Saturday, November 17, 2007

how high

ivan was suppose to come over in the morning. and i was hoping that he would come early like he used to and snuggle in bed with me. i woke up around 11 and i was still alone, i texted him and he didnt replay, i called him he didnt replay. and then i called his house. yoni picked up and i asked to speak with ivan and he gave the phone to ivan. he wasnt all thrilled to talk to me. i asked him when he was going to come over. and he said soon, we hang up. and soon after he textes me my dad took my car. he doesnt talk to me for an hour & a half. i finially after many times of trying to contact him he answers and says hes in the car with his mother going to buy a coat. he says he will come bye in a hour & a half.

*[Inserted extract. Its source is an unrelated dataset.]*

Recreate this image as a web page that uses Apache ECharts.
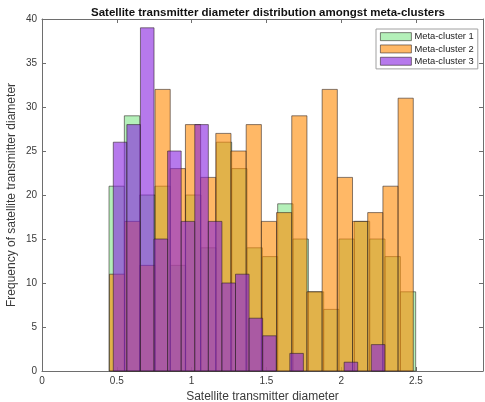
<!DOCTYPE html>
<html>
<head>
<meta charset="utf-8">
<script src="https://cdn.jsdelivr.net/npm/echarts@6/dist/echarts.min.js"></script>
<style>
html,body{margin:0;padding:0;background:#fff;}
#chart{width:485px;height:402px;}
</style>
</head>
<body>
<div id="chart"></div>
<script>
// ---- Data ----
var seriesNames = ['Meta-cluster 1', 'Meta-cluster 2', 'Meta-cluster 3'];
// histogram bin ranges [first edge, last edge], 20 bins each
var binRange1 = [0.448, 2.498];
var binRange2 = [0.451, 2.482];
var binRange3 = [0.4766, 2.292];
var numBins = 20;
var counts1 = [21, 29, 20, 21, 12, 20, 14, 26, 23, 14, 13, 19, 15, 9, 7, 15, 17, 15, 13, 9];
var counts2 = [11, 17, 12, 32, 23, 28, 22, 27, 25, 28, 17, 18, 29, 9, 32, 22, 17, 18, 21, 31];
var counts3 = [26, 28, 39, 15, 25, 17, 28, 17, 10, 11, 6, 4, 0, 2, 0, 0, 0, 1, 0, 3];
var xTicks = [0, 0.5, 1, 1.5, 2, 2.5];
var yTicks = [0, 5, 10, 15, 20, 25, 30, 35, 40];

var faceColors = ['rgba(130,230,138,0.6)', 'rgba(255,137,0,0.6)', 'rgba(133,32,223,0.6)'];
var edgeColor = 'rgba(40,30,30,0.7)';

function buildBins(range, counts) {
  var w = (range[1] - range[0]) / numBins;
  var out = [];
  for (var i = 0; i < counts.length; i++) {
    out.push([range[0] + i * w, range[0] + (i + 1) * w, counts[i]]);
  }
  return out;
}

function makeRender(fill) {
  return function (params, api) {
    var c = api.value(2);
    if (!c) return null;
    var p0 = api.coord([api.value(0), c]);
    var p1 = api.coord([api.value(1), 0]);
    return {
      type: 'rect',
      shape: { x: p0[0], y: p0[1], width: p1[0] - p0[0], height: p1[1] - p0[1] },
      style: { fill: fill, stroke: edgeColor, lineWidth: 0.8 }
    };
  };
}

var allBins = [buildBins(binRange1, counts1), buildBins(binRange2, counts2), buildBins(binRange3, counts3)];

var axisCol = '#6e6e6e';
var labelCol = '#3a3a3a';
var fontFam = 'Liberation Sans, Arial, Helvetica, sans-serif';

var chart = echarts.init(document.getElementById('chart'), null, { renderer: 'canvas' });

var option = {
  backgroundColor: '#ffffff',
  animation: false,
  title: {
    text: 'Satellite transmitter diameter distribution amongst meta-clusters',
    left: 263, textAlign: 'center', top: 2,
    textStyle: { fontSize: 11.5, fontWeight: 'bold', color: '#111', fontFamily: fontFam }
  },
  legend: {
    orient: 'vertical', left: 376, top: 29,
    itemWidth: 31, itemHeight: 8, itemGap: 1,
    padding: [2, 4, 2, 4],
    borderColor: '#a0a0a0', borderWidth: 1, backgroundColor: '#fff',
    textStyle: { fontSize: 9.4, color: '#222', fontFamily: fontFam, padding: [0, 0, 0, -2], lineHeight: 11.3 },
    data: seriesNames.map(function (n, i) {
      return { name: n, icon: 'rect', itemStyle: { color: faceColors[i], borderColor: edgeColor, borderWidth: 0.8 } };
    })
  },
  grid: { left: 42, right: 2, top: 19, bottom: 31, containLabel: false, outerBoundsMode: 'none' },
  xAxis: [{
    type: 'value', min: 0, max: 2.948, interval: 0.5,
    name: 'Satellite transmitter diameter', nameLocation: 'middle', nameGap: 20, nameMoveOverlap: false,
    nameTextStyle: { fontSize: 12, color: labelCol, fontFamily: fontFam },
    axisLine: { show: true, lineStyle: { color: axisCol, width: 1 } },
    axisTick: { show: true, inside: true, length: 4, lineStyle: { color: axisCol } },
    axisLabel: { fontSize: 10, color: labelCol, margin: 5, fontFamily: fontFam,
      customValues: xTicks, formatter: function (v) { return String(v); } },
    splitLine: { show: false }
  }, {
    type: 'value', position: 'top', min: 0, max: 2.948, interval: 0.5,
    axisLine: { show: true, onZero: false, lineStyle: { color: axisCol, width: 1 } },
    axisTick: { show: true, inside: true, length: 4, lineStyle: { color: axisCol } },
    axisLabel: { show: false }, splitLine: { show: false }
  }],
  yAxis: [{
    type: 'value', min: 0, max: 40, interval: 5,
    name: 'Frequency of satellite transmitter diameter', nameLocation: 'middle', nameGap: 24, nameMoveOverlap: false,
    nameTextStyle: { fontSize: 12, color: labelCol, fontFamily: fontFam },
    axisLine: { show: true, lineStyle: { color: axisCol, width: 1 } },
    axisTick: { show: true, inside: true, length: 4, lineStyle: { color: axisCol } },
    axisLabel: { fontSize: 10, color: labelCol, margin: 5, fontFamily: fontFam, customValues: yTicks },
    splitLine: { show: false }
  }, {
    type: 'value', position: 'right', min: 0, max: 40, interval: 5,
    axisLine: { show: true, onZero: false, lineStyle: { color: axisCol, width: 1 } },
    axisTick: { show: true, inside: true, length: 4, lineStyle: { color: axisCol } },
    axisLabel: { show: false }, splitLine: { show: false }
  }],
  series: allBins.map(function (bins, i) {
    return {
      type: 'custom', name: seriesNames[i],
      xAxisIndex: 0, yAxisIndex: 0,
      renderItem: makeRender(faceColors[i]),
      itemStyle: { color: faceColors[i] },
      encode: { x: [0, 1], y: 2 },
      data: bins
    };
  })
};
chart.setOption(option);
</script>
</body>
</html>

im so sad. i dont understand how when he is in front of me he would say how much he cares about me, and when i try to talk to him by text & phone he wouldnt respond or talk to me at all. im so sad.
i blame myself for being so needy of attention. i am just so used to being ignored. but with him i want him to notice me. i am so heart broken. i dont want to do anything i just want to sit. im so sad. i dont know what to do. i feel so useless. i am so sad. & i wont complain to anyone. i dont want bother anyone. so i wont tell anyone. since i talk to much about nothing.
its nice pretending to know that people care. they say they do all the time but their action dont express what the words they say. i am so sad. & i try my best to hide it & to fake the laughter throughout the day. no one will know. i dont even know.